-- start Entries shown --

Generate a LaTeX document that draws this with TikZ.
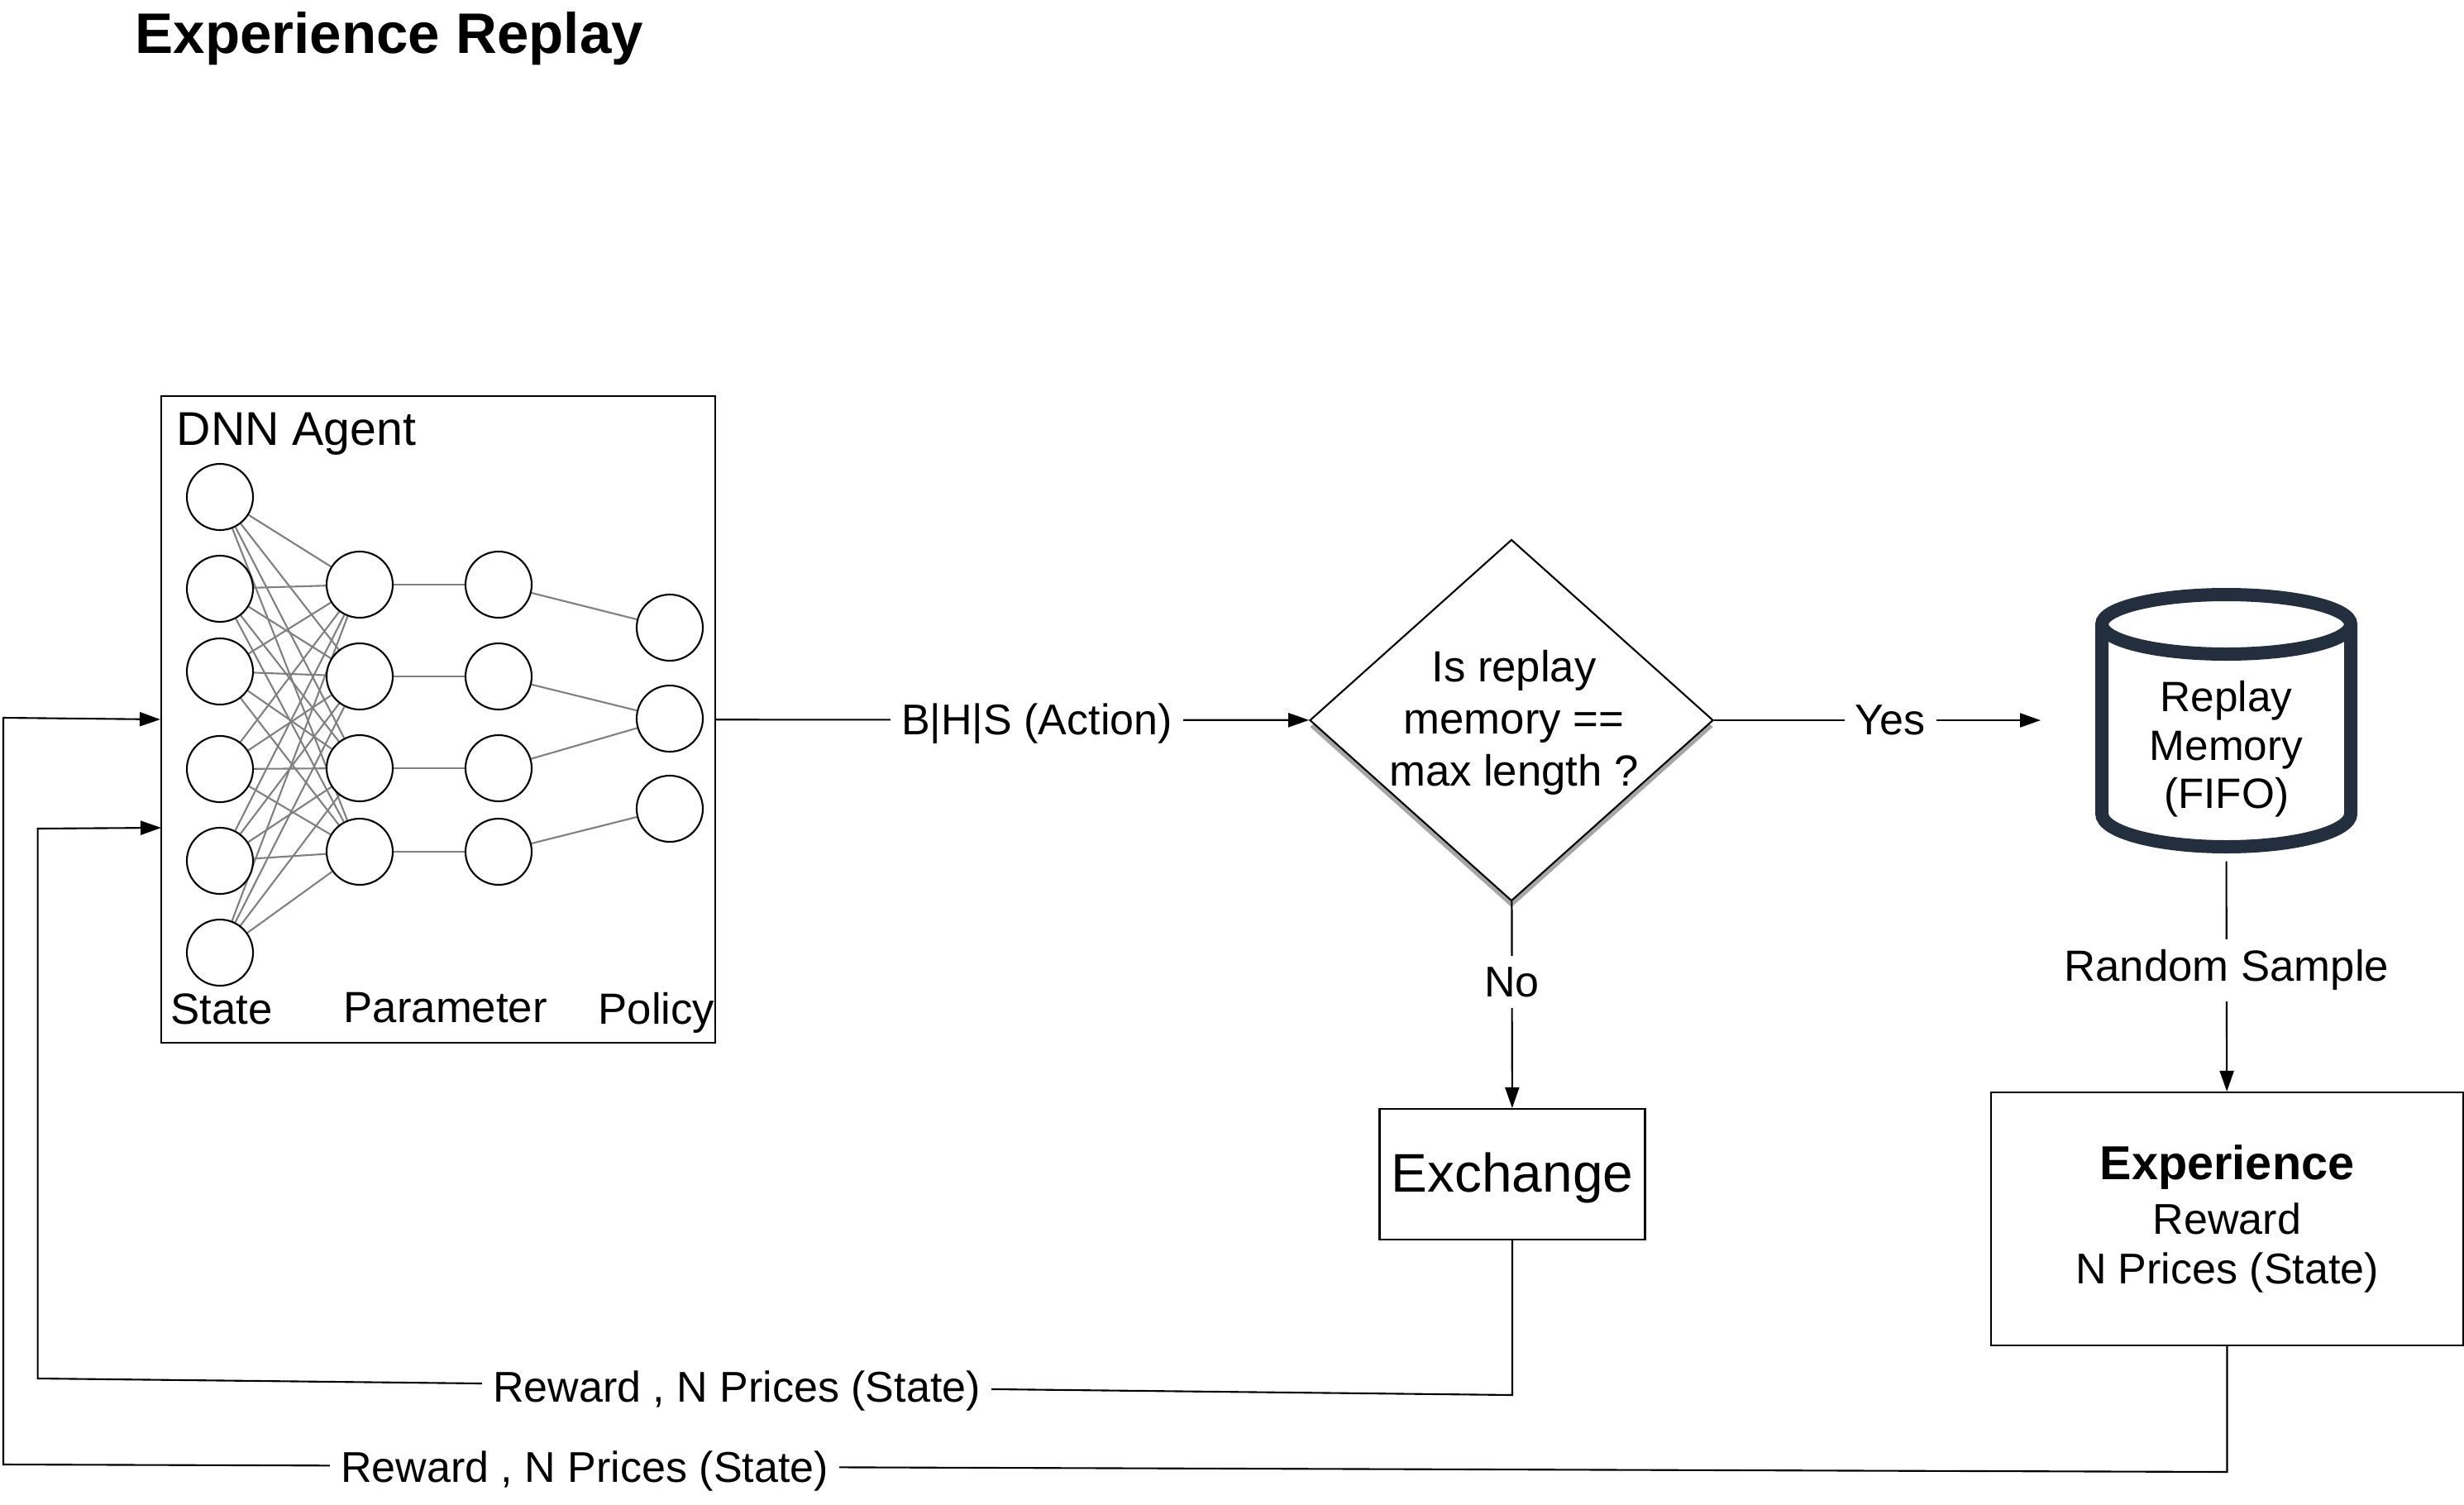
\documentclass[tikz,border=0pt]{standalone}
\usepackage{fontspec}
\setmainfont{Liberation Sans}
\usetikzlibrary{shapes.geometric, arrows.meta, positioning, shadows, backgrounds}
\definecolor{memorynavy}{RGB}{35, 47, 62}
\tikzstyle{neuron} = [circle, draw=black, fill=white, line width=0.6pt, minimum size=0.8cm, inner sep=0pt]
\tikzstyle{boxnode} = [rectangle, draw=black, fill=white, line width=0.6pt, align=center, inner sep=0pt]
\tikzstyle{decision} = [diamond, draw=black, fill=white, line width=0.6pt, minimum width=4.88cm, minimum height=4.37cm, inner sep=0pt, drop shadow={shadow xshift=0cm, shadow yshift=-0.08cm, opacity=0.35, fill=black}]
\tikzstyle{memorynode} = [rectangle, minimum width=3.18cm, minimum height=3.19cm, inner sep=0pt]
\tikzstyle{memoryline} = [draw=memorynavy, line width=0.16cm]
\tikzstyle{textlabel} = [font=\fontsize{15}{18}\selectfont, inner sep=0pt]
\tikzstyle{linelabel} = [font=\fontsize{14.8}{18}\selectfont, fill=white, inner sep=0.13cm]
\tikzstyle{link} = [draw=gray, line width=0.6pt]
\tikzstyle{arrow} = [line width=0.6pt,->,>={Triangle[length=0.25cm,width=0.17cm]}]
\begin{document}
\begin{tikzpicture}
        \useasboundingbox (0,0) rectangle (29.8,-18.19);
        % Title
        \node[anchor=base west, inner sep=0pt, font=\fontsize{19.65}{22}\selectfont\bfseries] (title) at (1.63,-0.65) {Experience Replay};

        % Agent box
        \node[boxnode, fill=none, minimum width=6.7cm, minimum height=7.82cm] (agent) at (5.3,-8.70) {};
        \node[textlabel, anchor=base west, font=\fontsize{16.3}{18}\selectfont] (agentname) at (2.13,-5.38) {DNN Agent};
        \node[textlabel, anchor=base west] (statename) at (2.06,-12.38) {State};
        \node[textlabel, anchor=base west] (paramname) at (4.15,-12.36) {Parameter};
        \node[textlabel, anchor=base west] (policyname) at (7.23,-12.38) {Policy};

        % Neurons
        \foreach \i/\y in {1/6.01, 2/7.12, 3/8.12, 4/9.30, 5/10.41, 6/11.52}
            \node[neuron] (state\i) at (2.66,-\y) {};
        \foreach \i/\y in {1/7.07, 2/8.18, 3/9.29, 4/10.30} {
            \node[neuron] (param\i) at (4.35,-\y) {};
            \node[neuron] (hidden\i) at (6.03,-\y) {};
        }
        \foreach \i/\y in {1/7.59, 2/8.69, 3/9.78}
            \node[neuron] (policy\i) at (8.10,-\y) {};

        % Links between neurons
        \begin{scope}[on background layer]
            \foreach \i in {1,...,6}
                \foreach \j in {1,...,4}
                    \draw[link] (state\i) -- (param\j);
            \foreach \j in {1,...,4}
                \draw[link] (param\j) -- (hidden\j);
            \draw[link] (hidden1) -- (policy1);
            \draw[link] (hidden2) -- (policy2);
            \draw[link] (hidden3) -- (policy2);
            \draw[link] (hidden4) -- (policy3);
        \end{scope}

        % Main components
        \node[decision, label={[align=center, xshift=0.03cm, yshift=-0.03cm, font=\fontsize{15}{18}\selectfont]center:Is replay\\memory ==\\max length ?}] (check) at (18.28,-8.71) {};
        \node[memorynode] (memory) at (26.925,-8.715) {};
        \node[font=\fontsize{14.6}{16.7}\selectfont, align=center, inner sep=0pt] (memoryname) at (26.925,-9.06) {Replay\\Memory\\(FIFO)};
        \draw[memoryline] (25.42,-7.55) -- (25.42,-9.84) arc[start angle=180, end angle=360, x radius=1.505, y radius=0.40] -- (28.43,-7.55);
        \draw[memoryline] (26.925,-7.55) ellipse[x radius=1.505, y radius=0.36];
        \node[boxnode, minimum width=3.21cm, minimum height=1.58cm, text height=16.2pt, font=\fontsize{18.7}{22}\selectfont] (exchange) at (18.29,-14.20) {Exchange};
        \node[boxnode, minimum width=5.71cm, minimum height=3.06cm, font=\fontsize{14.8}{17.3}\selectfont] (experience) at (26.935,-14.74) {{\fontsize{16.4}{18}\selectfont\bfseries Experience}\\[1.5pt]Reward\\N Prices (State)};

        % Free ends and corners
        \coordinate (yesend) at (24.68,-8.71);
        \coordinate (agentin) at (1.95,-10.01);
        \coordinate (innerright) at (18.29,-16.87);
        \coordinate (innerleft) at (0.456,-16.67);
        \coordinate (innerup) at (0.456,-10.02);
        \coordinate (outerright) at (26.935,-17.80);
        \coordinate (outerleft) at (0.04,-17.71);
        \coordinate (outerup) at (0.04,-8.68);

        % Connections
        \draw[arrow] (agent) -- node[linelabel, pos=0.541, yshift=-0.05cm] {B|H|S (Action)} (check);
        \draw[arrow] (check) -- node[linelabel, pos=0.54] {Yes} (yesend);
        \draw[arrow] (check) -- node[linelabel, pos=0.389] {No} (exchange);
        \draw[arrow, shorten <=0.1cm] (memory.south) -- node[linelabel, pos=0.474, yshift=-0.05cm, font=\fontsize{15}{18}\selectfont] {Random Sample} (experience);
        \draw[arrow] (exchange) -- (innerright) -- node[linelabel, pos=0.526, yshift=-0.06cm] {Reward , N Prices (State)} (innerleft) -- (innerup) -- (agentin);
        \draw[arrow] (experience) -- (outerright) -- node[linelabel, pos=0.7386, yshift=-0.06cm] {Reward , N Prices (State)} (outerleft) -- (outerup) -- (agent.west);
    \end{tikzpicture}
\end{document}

-- end Entries shown --
-- start Entries shown --

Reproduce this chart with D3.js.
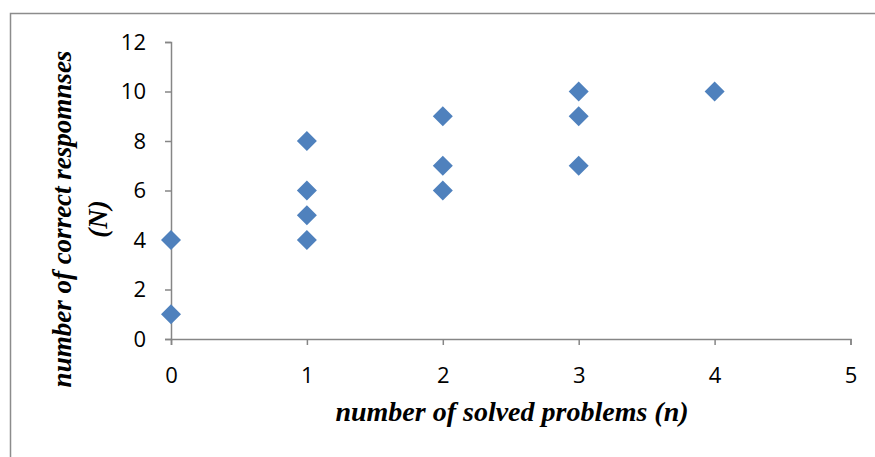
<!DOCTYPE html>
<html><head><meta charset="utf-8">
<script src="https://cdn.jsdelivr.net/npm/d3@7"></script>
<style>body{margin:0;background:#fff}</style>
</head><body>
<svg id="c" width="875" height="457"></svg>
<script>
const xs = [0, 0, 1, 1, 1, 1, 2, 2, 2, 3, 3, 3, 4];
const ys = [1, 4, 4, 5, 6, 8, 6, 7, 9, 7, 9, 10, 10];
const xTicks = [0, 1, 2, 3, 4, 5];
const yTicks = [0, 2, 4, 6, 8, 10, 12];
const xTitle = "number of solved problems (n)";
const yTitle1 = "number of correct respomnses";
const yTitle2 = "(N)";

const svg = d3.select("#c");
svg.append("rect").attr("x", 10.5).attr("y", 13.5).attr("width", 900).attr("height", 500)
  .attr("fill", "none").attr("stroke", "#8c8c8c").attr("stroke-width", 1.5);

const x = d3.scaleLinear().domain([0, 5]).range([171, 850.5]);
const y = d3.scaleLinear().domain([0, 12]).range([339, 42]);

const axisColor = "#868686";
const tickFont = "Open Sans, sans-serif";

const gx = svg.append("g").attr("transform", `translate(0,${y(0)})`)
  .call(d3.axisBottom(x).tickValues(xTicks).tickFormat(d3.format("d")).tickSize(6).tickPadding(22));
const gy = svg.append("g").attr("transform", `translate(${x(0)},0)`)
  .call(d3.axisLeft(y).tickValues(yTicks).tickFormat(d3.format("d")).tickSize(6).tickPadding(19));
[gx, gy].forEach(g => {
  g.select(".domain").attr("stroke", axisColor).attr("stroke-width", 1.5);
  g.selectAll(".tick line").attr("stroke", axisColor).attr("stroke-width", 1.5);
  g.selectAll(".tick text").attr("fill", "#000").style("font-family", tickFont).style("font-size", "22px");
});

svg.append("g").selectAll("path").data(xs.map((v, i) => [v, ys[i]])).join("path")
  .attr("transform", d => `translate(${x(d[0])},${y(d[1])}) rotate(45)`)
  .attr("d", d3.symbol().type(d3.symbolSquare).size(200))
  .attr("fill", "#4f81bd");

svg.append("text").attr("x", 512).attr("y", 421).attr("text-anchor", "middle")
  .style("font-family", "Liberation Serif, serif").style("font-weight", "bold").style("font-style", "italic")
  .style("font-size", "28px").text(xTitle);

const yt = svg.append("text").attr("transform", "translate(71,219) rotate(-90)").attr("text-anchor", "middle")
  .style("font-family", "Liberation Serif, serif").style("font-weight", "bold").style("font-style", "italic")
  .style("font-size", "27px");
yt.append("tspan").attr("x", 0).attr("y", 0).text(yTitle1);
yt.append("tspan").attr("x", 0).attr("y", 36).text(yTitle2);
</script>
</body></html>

-- end Entries shown --

Task prompt:
Find every line in the records that contains the word "this"; copy those lines.

Complete answer:
Generate a LaTeX document that draws this with TikZ.
Reproduce this chart with D3.js.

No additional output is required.